The idea of qi is far deeper than most modern people suspect. This energy has been seen as traveling through everything, moving between our atoms, wrapping our bones and circling the planet in the stars. Qi is not only the medium of the living, the Chinese see every stage of life as a channel or a river of qi flowing through the entity. We inherit the mixed qi of heaven and earth, and the smaller mixed qi of our mother and father, each of whom carries the qi of all their lines of ancestors.
When people die their qi might not be entirely dispersed. Great emotions can do this, keep the qi trapped in the world of men. The ghost in this instance hardly knows it is a ghost.
At death the astrologer must be consulted who in turn consults the imperial almanac. If the luck is in question a sieve or mirror is put up over the door: the sieve represents passing good influence through, the mirror turns back the bad.
First the corpse is washed. Then the black strings binding his hair are replaced by blue ones. His face is cleaned and his robes are changed. Rites are performed and he is sent on to the other world.
But not all creatures understand the necessary transition to the next plane. If, for instance, a knot of emotional coal is stuck in the throat there can be no peaceful passage. The spirit which had been unable to detach itself from an outrage, or an anger or even a great love may not break the ties to his life though each passing breath of time, in this breathless limbo, stretches the red string and momentarily devolves to more yin and more tenuous.
An epic battle may leave a field of ghosts under a pale of qi. For many years after the slaughter the captured qi of the horrors experienced may turn the fallen soldiers into the dead but not departed.
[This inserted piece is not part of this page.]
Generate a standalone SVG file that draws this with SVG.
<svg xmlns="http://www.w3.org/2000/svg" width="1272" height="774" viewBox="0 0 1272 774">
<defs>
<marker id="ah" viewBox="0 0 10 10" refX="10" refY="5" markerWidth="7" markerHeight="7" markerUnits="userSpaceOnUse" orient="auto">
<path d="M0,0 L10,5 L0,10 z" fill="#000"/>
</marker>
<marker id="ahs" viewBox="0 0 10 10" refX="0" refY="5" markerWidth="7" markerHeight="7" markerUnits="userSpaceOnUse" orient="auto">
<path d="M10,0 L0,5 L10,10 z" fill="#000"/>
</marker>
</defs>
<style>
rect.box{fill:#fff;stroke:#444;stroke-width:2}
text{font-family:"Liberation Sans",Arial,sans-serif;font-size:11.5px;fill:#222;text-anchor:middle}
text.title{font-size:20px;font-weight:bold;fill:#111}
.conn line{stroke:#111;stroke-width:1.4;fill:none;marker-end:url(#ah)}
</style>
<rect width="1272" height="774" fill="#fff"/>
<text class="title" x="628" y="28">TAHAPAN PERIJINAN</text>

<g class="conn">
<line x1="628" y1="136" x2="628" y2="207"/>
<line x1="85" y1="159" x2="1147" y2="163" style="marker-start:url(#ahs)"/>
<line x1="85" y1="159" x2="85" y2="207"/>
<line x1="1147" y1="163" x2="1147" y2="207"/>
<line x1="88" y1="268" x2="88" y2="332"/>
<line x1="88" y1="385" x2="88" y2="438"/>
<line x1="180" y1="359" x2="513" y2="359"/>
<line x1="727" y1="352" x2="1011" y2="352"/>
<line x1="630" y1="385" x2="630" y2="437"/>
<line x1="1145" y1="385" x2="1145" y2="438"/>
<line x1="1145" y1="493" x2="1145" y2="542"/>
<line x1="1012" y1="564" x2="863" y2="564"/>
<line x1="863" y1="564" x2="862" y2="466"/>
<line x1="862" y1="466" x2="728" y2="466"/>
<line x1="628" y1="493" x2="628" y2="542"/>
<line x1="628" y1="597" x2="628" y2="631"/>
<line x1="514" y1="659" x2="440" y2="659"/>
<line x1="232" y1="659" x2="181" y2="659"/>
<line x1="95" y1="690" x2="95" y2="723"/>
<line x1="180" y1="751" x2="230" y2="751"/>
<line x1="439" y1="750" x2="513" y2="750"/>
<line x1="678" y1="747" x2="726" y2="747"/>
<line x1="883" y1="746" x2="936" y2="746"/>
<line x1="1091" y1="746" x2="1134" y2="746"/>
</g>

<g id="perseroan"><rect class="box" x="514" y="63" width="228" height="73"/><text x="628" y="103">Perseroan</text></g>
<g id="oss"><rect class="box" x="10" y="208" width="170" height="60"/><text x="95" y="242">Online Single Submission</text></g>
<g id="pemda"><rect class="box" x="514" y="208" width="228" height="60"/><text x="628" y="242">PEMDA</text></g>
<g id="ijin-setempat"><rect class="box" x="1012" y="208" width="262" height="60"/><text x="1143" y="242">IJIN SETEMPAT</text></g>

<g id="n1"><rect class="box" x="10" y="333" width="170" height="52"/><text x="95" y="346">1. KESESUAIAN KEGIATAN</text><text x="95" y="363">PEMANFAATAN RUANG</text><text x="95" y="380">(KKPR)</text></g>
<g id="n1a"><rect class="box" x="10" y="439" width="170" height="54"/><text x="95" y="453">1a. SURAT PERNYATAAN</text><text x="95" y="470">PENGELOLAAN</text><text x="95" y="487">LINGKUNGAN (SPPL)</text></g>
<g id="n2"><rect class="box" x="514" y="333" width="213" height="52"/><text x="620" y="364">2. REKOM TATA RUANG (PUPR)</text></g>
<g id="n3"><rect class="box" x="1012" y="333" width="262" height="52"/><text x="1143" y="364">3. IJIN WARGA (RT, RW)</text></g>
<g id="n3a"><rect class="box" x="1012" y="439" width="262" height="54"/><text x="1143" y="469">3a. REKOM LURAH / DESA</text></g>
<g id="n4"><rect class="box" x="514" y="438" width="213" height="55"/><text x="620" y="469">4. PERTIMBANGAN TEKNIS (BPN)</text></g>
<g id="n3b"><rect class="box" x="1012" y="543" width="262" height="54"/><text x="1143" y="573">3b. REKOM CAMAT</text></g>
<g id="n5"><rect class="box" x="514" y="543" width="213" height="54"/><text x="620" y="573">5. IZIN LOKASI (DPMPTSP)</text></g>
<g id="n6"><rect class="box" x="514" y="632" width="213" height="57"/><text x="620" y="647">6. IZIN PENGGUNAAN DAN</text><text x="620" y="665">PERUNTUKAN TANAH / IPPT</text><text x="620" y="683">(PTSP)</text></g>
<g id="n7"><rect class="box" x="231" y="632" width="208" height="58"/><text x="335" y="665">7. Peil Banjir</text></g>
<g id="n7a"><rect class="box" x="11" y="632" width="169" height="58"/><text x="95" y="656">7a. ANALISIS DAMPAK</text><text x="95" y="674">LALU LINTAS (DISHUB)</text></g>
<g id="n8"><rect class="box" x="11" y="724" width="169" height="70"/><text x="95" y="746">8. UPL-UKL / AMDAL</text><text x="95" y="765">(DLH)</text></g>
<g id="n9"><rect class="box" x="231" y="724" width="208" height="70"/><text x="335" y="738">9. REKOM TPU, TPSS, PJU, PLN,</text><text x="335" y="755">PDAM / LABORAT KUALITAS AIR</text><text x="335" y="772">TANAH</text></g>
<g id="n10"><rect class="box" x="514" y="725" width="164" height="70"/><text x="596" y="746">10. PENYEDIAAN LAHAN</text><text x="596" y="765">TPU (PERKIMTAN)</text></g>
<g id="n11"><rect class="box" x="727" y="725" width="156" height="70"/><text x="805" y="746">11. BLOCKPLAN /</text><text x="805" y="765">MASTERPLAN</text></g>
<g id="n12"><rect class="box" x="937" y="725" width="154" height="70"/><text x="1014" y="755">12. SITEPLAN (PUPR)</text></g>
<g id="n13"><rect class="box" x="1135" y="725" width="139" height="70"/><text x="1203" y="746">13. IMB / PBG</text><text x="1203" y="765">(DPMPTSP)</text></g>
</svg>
As times passes the Gui (ghost) may slowly lose substance becoming a memory of a dream or a fragrance. Without sustenance other than a little transferred concern from the emotional attachments of those left behind, the ghostly existence grows more circumscribed, more depleted. The mobility of life leaks away. The muscles melt off the bones until the joints can barely move. If you visit a Chinese temple anywhere on the planet you will note the very high threshold you must step over to enter; too tall a jump for an enervated spirit. Consider the famous zigzag bridges popular in Japan and China. They offer twin discouragements from the standpoint of a ghost; they stretch themselves over running water and they switch back and forth, easy turns for a human being but far too difficult to negotiate for still-kneed spirits.

Hopping Ghost Puppet
In some sense the differences between Western ideas of ghosts and Chinese ideas are very instructive. The Western ghost is a personality captured by its own will and individuality condemned to relive what it cannot resolve much like a patient trapped in endless therapy sessions. The Chinese ghost was human but, more like our idea of a zombie, is less and less themselves, more creatures of an unbalanced qi. They need rites and exorcisms, not so much acceptance and therapy. It’s much the same in Chinese astrology, medicine, Feng Shui and Qigong; the rectification of the qi is, in some ways, not so personal and therefore often far more effective.